Saturday, June 27, 2009 @ 6:34 AM
ambivalence. the kind of feeling i would describe the emotions that i have towards my job in the saf.
its been about 6mths since ive been serving the nation and i have to say that God has indeed blessed me abundantly with the friends that ive made and the many times he has gotten me out of trouble. but one thing is for certain. he wants me to face the harshness of reality, probably to get a slice of it if it isnt the entire onslaught of horror i'll face when im in the working world.
ive been happy enough in mdc with the job that i have. i get to live in the world of clothes although not exactly fashion, but its still material. ive also been recently an understudy to an alumni of mdc called heath. hes settling the costumes for ndoc 09 and i think so far from the materials he picked for the first iten, it look kinda good. i love the fact that hes a great mentor and he actually bothers teaching me something.
on the other hand, the downside of my job stems from the fact that im the 'new boy' which isnt really the case anymore but shit still happens. i'll be honest but i feel kinda shitty just gg for shows and LOOKING AFTER THE BAGS!! like hello. i was hired not to be a friggin maid. i want to go out and look at whats gg onstage. to appreciate the costumes. furthermore, there have been many occurances of my bosses giving me last minute work or last minute news. i esp hate it that they assume that i do not have a life outside mdc. they pile work on top of me over the weekend, which i cannot claim time off for but i dont even fight back. its kinda unfair to me if u look at it from my perspective. i understand their side of the story that they have clients to account to but hello im not a friggin robot. im a human being and human beings get sick too. i fell sick recently and when i returned to work (not fully recovered), the slave job was once again bestowed on me and as a result i fell sick again. i guess they cant really understand that returning back to work after taking a 2 day MC does not equate to the person having fully recuperated. whatever seriously but one day when i finally get so sick that i need to go to the hospital will they then understand the severity of giving a person time to breathe and take it easy.

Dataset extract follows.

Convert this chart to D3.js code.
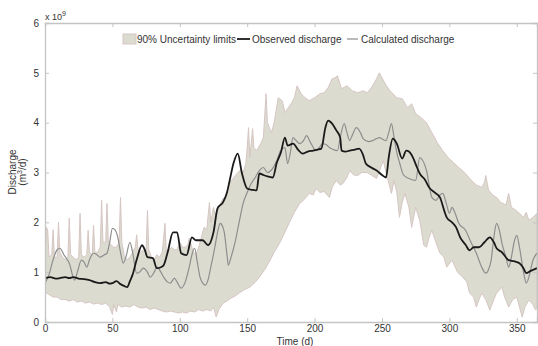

well enough unhappiness for now.
recently ANNA WANG has returned from australia onto the the sunny island of singapore. we met for dinner and it was as if she never really left. true im not her best fren or anything but it sure is great to see a gd fren esp since many of them are leaving overseas to study, some not returning forever. blah. other than anna ive also been gg out quite a bit to meet up with friends and catch which is a good thing becos we should always keep in touch with the ones we love while breaking new boundaries to get to know new people. thats just the extroverted side of me speaking.
anyway i just hope that the coming weeks or should i say with a further perspective, the coming month, that things will look up for me and that i will take all the good and THE BAD in my stride and give glory to God giving me a life for me to journey in, find out more about myself each day and gain a world of knowledge.